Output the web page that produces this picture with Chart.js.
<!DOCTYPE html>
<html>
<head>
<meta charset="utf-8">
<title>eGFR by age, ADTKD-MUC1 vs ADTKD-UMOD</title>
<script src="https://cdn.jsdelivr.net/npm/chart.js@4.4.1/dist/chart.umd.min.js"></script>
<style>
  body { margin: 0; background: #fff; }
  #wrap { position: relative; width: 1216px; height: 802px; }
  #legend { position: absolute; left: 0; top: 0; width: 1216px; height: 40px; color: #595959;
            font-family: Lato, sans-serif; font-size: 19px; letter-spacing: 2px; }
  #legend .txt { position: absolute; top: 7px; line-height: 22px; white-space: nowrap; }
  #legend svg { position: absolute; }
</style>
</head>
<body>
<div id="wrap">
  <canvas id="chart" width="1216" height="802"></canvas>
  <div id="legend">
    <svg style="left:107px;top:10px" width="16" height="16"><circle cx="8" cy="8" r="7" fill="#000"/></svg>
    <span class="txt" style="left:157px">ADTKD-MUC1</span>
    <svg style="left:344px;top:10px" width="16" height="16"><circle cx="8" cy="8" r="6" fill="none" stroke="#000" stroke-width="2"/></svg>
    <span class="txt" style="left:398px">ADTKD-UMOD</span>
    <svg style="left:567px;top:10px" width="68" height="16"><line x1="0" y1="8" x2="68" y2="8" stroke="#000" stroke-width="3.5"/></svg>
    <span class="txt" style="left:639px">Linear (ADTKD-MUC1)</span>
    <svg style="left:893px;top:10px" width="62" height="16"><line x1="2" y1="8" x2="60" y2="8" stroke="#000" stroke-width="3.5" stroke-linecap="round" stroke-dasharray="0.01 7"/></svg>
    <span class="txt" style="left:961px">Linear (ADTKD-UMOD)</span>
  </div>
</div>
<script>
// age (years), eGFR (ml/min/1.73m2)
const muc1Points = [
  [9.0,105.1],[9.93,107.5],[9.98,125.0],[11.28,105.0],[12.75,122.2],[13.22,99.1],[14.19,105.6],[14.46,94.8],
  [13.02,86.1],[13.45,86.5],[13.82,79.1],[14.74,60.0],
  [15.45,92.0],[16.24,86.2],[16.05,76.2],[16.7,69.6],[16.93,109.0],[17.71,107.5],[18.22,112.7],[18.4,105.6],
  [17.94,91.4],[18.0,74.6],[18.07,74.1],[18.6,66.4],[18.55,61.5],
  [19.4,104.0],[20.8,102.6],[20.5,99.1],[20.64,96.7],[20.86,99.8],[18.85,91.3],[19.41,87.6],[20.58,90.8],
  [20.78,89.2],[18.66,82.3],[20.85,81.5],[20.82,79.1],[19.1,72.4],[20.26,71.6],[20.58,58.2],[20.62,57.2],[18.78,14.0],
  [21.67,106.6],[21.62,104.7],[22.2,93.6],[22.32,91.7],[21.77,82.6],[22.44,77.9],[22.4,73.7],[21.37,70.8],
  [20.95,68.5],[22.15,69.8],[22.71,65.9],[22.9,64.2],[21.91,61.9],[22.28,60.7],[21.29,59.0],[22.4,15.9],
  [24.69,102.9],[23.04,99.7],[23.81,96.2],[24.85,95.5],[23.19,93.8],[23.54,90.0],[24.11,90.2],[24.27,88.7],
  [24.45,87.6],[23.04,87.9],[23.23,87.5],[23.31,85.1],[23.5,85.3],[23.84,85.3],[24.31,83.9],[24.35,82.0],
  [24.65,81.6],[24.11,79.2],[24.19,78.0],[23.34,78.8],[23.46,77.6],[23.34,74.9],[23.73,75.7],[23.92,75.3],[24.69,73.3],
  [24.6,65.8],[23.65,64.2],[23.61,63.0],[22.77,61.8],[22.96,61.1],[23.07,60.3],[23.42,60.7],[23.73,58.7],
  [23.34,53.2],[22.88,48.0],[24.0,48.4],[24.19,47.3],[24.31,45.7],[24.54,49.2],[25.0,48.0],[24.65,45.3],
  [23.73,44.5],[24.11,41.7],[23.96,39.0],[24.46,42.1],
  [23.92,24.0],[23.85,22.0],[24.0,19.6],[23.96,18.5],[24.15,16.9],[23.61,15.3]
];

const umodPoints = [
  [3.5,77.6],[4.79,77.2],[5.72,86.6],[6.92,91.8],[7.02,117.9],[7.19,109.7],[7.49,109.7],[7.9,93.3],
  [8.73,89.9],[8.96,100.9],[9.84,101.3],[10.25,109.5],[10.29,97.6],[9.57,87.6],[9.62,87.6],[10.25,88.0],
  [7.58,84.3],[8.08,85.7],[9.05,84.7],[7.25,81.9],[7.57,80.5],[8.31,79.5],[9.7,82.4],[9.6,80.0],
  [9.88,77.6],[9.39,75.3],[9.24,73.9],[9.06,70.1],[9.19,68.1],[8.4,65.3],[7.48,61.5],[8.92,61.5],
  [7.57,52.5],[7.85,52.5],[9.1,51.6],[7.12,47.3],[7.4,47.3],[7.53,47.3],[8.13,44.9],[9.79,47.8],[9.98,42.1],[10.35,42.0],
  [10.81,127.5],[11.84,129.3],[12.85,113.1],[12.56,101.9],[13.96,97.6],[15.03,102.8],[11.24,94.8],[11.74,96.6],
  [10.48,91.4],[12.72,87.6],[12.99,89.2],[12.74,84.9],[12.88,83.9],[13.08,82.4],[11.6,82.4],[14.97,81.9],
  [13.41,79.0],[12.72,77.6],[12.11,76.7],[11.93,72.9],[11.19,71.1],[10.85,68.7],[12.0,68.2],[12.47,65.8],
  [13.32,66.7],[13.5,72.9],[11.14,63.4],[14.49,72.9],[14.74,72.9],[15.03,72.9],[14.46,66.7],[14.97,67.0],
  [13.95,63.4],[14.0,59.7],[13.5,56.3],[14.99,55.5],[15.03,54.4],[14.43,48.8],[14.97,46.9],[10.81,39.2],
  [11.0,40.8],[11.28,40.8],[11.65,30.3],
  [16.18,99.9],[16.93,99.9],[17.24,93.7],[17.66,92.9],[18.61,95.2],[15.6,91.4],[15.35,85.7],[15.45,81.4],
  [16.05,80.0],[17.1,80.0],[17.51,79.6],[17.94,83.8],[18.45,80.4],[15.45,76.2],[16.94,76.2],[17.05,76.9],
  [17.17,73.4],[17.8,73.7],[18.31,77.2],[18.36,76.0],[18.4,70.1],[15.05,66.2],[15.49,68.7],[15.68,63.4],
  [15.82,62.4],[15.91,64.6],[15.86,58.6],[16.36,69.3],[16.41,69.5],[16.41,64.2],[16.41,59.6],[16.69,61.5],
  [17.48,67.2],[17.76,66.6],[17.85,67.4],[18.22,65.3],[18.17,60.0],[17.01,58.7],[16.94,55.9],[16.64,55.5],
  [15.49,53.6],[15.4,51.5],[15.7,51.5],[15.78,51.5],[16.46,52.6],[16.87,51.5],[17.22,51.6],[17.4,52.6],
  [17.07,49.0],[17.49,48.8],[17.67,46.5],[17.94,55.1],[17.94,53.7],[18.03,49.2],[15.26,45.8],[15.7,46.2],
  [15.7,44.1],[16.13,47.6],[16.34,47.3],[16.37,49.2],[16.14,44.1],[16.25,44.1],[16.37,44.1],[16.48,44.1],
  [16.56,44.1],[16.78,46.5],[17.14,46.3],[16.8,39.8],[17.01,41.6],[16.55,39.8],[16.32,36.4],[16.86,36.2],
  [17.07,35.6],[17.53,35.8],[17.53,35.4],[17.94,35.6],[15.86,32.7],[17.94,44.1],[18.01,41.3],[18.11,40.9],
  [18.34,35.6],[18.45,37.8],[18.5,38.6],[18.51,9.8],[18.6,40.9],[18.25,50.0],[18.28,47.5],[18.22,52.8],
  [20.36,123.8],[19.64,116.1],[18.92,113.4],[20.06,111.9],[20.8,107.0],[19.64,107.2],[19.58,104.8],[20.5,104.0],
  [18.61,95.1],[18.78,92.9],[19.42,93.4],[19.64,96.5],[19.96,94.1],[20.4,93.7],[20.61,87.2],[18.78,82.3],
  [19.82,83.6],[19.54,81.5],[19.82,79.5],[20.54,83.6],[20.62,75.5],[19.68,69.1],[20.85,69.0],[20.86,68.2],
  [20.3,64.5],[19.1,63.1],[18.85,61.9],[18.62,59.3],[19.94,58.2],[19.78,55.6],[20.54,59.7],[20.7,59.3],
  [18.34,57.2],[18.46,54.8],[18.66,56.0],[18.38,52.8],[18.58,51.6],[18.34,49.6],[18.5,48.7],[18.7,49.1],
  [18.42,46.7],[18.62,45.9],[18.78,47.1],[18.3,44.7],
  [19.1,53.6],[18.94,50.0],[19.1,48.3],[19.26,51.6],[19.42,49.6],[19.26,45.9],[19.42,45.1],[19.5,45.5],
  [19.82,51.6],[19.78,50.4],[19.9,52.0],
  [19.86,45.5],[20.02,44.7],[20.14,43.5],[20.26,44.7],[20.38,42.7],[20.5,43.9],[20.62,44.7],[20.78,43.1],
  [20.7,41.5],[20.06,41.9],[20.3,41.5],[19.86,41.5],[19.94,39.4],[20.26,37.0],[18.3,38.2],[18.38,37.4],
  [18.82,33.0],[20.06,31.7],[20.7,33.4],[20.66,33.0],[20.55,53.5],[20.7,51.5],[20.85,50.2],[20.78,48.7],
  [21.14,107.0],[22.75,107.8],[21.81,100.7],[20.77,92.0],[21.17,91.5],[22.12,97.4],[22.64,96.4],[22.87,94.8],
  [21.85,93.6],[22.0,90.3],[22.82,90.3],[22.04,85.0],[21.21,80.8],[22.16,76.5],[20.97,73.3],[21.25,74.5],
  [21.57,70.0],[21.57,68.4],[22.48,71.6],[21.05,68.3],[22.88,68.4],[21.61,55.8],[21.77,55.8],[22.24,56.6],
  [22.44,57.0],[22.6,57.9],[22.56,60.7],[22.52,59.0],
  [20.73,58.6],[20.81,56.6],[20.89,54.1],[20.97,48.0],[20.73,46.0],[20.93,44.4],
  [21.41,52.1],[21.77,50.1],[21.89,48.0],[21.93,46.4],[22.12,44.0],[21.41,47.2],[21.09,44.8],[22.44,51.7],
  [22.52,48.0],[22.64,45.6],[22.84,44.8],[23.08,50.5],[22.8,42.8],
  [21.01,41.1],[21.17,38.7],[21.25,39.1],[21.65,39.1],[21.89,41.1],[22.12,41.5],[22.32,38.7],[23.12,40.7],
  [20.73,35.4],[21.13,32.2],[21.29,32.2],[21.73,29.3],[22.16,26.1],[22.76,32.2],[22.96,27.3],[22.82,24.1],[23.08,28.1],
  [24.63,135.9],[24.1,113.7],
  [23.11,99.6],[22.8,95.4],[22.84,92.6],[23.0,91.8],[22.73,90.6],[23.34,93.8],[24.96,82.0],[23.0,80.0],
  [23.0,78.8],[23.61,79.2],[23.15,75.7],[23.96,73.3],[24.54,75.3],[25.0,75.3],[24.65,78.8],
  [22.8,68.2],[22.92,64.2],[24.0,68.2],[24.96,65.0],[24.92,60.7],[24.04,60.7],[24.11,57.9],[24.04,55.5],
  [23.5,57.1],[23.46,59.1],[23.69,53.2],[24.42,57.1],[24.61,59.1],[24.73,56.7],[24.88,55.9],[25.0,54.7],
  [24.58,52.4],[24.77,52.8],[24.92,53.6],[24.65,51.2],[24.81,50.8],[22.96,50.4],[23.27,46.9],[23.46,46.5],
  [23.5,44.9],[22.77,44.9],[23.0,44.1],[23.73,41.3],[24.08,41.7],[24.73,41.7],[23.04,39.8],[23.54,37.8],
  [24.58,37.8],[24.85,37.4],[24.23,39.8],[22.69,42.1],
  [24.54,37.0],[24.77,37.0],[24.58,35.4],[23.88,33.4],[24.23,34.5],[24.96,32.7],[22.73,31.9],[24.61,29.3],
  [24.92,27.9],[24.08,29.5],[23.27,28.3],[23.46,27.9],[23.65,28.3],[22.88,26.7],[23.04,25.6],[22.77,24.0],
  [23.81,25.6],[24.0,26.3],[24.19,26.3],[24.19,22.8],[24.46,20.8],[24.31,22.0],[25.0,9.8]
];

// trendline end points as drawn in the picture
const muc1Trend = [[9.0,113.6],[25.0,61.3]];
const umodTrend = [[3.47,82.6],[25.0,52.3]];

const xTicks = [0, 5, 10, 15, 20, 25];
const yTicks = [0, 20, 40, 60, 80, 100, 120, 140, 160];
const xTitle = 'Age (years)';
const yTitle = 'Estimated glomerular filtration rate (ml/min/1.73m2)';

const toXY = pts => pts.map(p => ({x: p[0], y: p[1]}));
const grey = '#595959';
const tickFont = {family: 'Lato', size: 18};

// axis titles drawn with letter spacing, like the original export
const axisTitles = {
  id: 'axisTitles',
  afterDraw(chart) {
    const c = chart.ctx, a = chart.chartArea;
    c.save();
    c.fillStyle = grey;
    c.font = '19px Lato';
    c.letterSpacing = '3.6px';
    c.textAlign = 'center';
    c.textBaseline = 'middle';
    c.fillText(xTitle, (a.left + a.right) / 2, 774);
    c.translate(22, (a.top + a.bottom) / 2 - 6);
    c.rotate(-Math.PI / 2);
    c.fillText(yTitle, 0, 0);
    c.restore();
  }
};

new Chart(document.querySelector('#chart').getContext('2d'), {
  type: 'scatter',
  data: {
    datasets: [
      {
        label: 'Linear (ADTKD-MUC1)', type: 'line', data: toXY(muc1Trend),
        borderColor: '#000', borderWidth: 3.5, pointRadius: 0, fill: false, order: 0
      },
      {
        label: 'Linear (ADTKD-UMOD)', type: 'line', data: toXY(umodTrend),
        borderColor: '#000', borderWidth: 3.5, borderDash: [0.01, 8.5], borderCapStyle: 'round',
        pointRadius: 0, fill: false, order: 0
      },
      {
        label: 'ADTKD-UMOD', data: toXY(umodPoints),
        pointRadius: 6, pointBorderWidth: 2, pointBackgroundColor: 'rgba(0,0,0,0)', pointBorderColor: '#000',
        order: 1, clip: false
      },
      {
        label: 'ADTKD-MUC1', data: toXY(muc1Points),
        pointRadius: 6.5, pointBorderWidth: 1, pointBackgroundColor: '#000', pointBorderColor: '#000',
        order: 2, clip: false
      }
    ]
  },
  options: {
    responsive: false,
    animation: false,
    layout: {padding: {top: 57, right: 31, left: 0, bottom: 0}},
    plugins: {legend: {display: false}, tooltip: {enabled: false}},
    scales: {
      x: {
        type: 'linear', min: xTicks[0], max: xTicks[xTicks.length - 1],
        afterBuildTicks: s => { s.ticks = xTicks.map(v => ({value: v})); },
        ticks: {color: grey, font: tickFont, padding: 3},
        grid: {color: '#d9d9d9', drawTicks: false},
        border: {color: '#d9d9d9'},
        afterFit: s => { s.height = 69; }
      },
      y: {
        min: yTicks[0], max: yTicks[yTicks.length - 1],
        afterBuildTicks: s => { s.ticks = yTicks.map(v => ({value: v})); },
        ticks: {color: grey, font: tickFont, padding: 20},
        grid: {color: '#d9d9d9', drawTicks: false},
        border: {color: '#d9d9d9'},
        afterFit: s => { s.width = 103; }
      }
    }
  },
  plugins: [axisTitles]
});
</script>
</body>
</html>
* * * * * * *
* _Aim of the task_
Going through the data above, count the lines where the string "picture" appears, and answer with only that number.

* _Expected answer_
2